Siempre
se ha dicho (y es noble afirmación) que debemos luchar por nuestros sueños;
pero quizá encierre más grandeza todavía hacer nuestros los sueños de aquellos
a quienes amamos, y esforzarnos por cumplirlos en su nombre. Hay una singular
majestad en esa tarea. Y esa majestad llena las páginas de Encargo al viento,
del gaditano Salva Menéndez. Su protagonista, Santiago, es un joven que ha
heredado de su padre un viejo cuaderno, donde este consignaba los detalles de
un proyecto que llenaba de ilusión su alma: construir un albergue para personas
necesitadas, donde se les suministrase no solamente comida y calor, sino
también apoyo, escucha, tratamiento humano. El local tendría que llamarse (y se
llama, gracias al empeño loable de su hijo) Karilaos, cuyo significado
etimológico dejaré que descubran los lectores de la novela cuando se adentren
en sus páginas y lleguen a la número 100. Y en esa línea ilusionada comienza a
trabajar, con una serie de personas que se van sumando al proyecto: unas
cocinan, otras donan materiales, otras levantan muros con ladrillos.

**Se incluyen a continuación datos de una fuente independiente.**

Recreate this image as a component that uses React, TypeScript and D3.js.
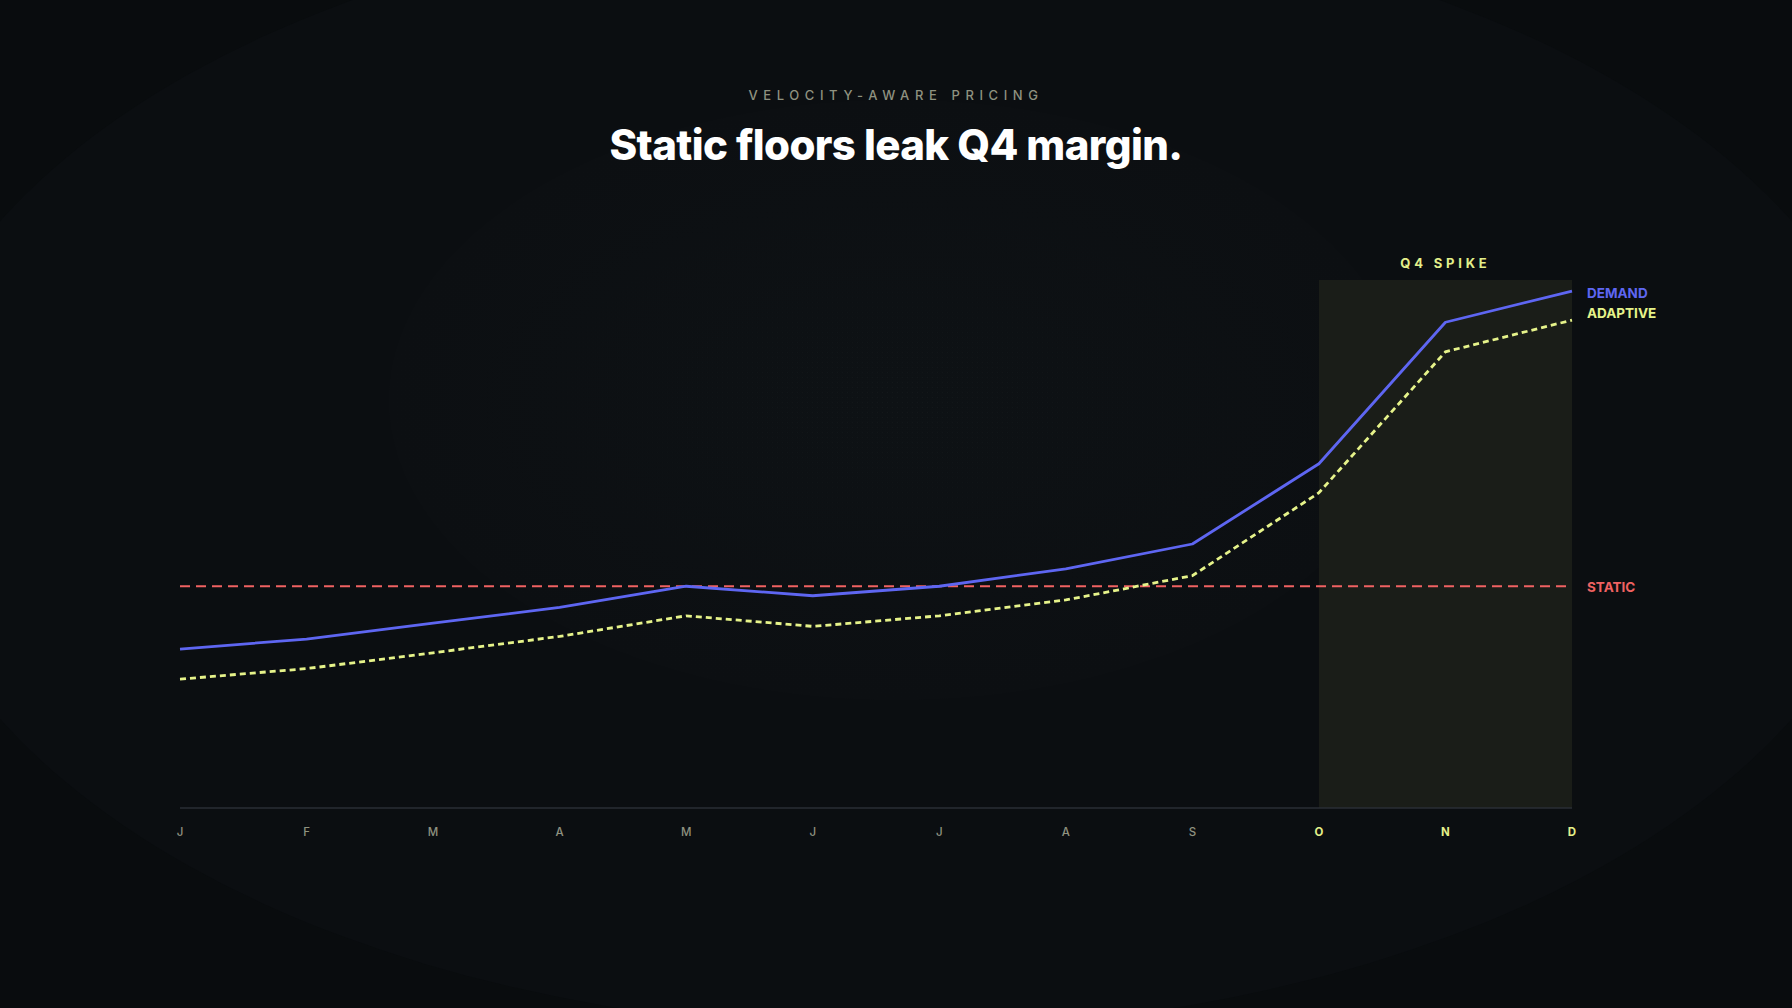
import * as d3 from 'd3'
import React, { useEffect, useRef } from 'react'

const months = ['J', 'F', 'M', 'A', 'M', 'J', 'J', 'A', 'S', 'O', 'N', 'D']
const demand = [30.1, 32, 35, 38, 42, 40.2, 42, 45.3, 50, 65.2, 92, 97.9]
const adaptive = [24.4, 26.4, 29.4, 32.5, 36.4, 34.4, 36.4, 39.4, 44, 59.7, 86.4, 92.4]
const staticFloor = 42
const q4Months = [9, 10, 11]

const W = 1792
const H = 1008

export default function App() {
  const svgRef = useRef<SVGSVGElement>(null)

  useEffect(() => {
    document.body.style.margin = '0'
    document.body.style.background = '#0a0d10'
    if (!svgRef.current) return
    const svg = d3.select(svgRef.current)
    svg.selectAll('*').remove()

    const margin = { top: 280, right: 220, bottom: 200, left: 180 }
    const x = d3
      .scalePoint<number>()
      .domain(d3.range(months.length))
      .range([margin.left, W - margin.right])
    const y = d3.scaleLinear().domain([0, 100]).range([H - margin.bottom, margin.top])

    const defs = svg.append('defs')
    // background glow
    const g1 = defs.append('radialGradient').attr('id', 'bgGlow')
    g1.append('stop').attr('offset', '0%').attr('stop-color', '#0e1215')
    g1.append('stop').attr('offset', '100%').attr('stop-color', '#0c0f12')
    const pat = defs
      .append('pattern')
      .attr('id', 'dots')
      .attr('width', 5)
      .attr('height', 5)
      .attr('patternUnits', 'userSpaceOnUse')
    pat.append('circle').attr('cx', 2.5).attr('cy', 2.5).attr('r', 0.6).attr('fill', '#232828')
    const fade = defs.append('radialGradient').attr('id', 'fade')
    fade.append('stop').attr('offset', '0%').attr('stop-color', '#fff').attr('stop-opacity', 0.35)
    fade.append('stop').attr('offset', '100%').attr('stop-color', '#fff').attr('stop-opacity', 0)
    defs
      .append('mask')
      .attr('id', 'dotMask')
      .append('ellipse')
      .attr('cx', 900)
      .attr('cy', 400)
      .attr('rx', 420)
      .attr('ry', 200)
      .attr('fill', 'url(#fade)')

    svg.append('rect').attr('width', W).attr('height', H).attr('fill', '#090c0e')
    svg
      .append('ellipse')
      .attr('cx', 896)
      .attr('cy', 470)
      .attr('rx', 1000)
      .attr('ry', 560)
      .attr('fill', '#0b0e11')
    svg
      .append('ellipse')
      .attr('cx', 897)
      .attr('cy', 400)
      .attr('rx', 508)
      .attr('ry', 300)
      .attr('fill', 'url(#bgGlow)')
    svg
      .append('ellipse')
      .attr('cx', 900)
      .attr('cy', 400)
      .attr('rx', 420)
      .attr('ry', 200)
      .attr('fill', 'url(#dots)')
      .attr('mask', 'url(#dotMask)')

    // titles
    svg
      .append('text')
      .attr('x', W / 2)
      .attr('y', 100)
      .attr('text-anchor', 'middle')
      .style('font-family', 'Inter, sans-serif')
      .style('font-size', '13px')
      .style('font-weight', 500)
      .style('letter-spacing', '5.6px')
      .style('fill', '#8f9280')
      .text('VELOCITY-AWARE PRICING')

    svg
      .append('text')
      .attr('x', W / 2)
      .attr('y', 160)
      .attr('text-anchor', 'middle')
      .style('font-family', 'Inter, sans-serif')
      .style('font-size', '42px')
      .style('font-weight', 800)
      .style('letter-spacing', '-0.6px')
      .style('fill', '#ffffff')
      .text('Static floors leak Q4 margin.')

    // Q4 band
    const bandX0 = x(q4Months[0]) as number
    const bandX1 = x(q4Months[q4Months.length - 1]) as number
    svg
      .append('rect')
      .attr('x', bandX0)
      .attr('y', y(100))
      .attr('width', bandX1 - bandX0)
      .attr('height', y(0) - y(100))
      .attr('fill', '#1a1d18')
    svg
      .append('text')
      .attr('x', (bandX0 + bandX1) / 2)
      .attr('y', y(100) - 12)
      .attr('text-anchor', 'middle')
      .style('font-family', 'Inter, sans-serif')
      .style('font-size', '13px')
      .style('font-weight', 700)
      .style('letter-spacing', '3.8px')
      .style('fill', '#e3ef8a')
      .text('Q4 SPIKE')

    // baseline axis
    svg
      .append('line')
      .attr('x1', x(0) as number)
      .attr('x2', bandX1)
      .attr('y1', y(0))
      .attr('y2', y(0))
      .attr('stroke', '#2a2e35')
      .attr('stroke-width', 1.5)

    svg
      .append('g')
      .selectAll('text')
      .data(months)
      .join('text')
      .attr('x', (_, i) => x(i) as number)
      .attr('y', y(0) + 28)
      .attr('text-anchor', 'middle')
      .style('font-family', 'Inter, sans-serif')
      .style('font-size', '11.5px')
      .style('font-weight', (_, i) => (q4Months.includes(i) ? 700 : 500))
      .style('fill', (_, i) => (q4Months.includes(i) ? '#e3ef8a' : '#8f9280'))
      .text(d => d)

    // static floor
    svg
      .append('line')
      .attr('x1', x(0) as number)
      .attr('x2', (x(months.length - 1) as number) - 4)
      .attr('y1', y(staticFloor))
      .attr('y2', y(staticFloor))
      .attr('stroke', '#f06262')
      .attr('stroke-width', 2)
      .attr('stroke-dasharray', '10,6')

    const line = d3
      .line<number>()
      .x((_, i) => x(i) as number)
      .y(d => y(d))

    svg
      .append('path')
      .attr('d', line(adaptive))
      .attr('fill', 'none')
      .attr('stroke', '#e6f38a')
      .attr('stroke-width', 2.8)
      .attr('stroke-dasharray', '6,4')

    svg
      .append('path')
      .attr('d', line(demand))
      .attr('fill', 'none')
      .attr('stroke', '#5e66f2')
      .attr('stroke-width', 2.8)
      .attr('stroke-linejoin', 'round')

    // end labels
    const labelX = (x(months.length - 1) as number) + 15
    const labels = [
      { text: 'DEMAND', y: y(demand[demand.length - 1]) + 2, color: '#5e66f2' },
      { text: 'ADAPTIVE', y: y(demand[demand.length - 1]) + 22, color: '#e6f38a' },
      { text: 'STATIC', y: y(staticFloor) + 1, color: '#f06262' },
    ]
    svg
      .append('g')
      .selectAll('text')
      .data(labels)
      .join('text')
      .attr('x', labelX)
      .attr('y', d => d.y)
      .attr('dy', '0.35em')
      .style('font-family', 'Inter, sans-serif')
      .style('font-size', '13.5px')
      .style('font-weight', 700)
      .style('fill', d => d.color)
      .text(d => d.text)
  }, [])

  return <svg ref={svgRef} width={W} height={H} style={{ display: 'block' }} />
}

El fervor
de ese trabajo los va activando día tras día… hasta que las primeras
disensiones comienzan a surgir. En todo grupo humano pueden anidar la ambición,
el rencor o la envidia, y Santiago no iba a librarse de esas inmundas
asechanzas: comienzan a criticarlo, a boicotearlo, incluso llegan a robarle el
cuaderno en el que su padre consignó sus ideas e ilusiones. Entonces, en un
arrebato de desengaño y de ira, Santiago saca un enorme cuchillo. Y lo utiliza.
Quienes
decidan acercarse hasta Encargo al viento descubrirán una historia de
amor y solidaridad, en la que los apellidos de los personajes actúan como
resorte simbólico de gran eficacia para dibujar la raíz de sus espíritus (Lola
Reina, Miguel Buendía, Ramón Amor, Luz Iclara…) y donde llegarán a comprender
que en el pecho de Santiago palpita un espíritu casi caballeresco, que busca la
purificación para merecer el corazón de su amada.
Yo ya lo he leído. Ahora, es su turno.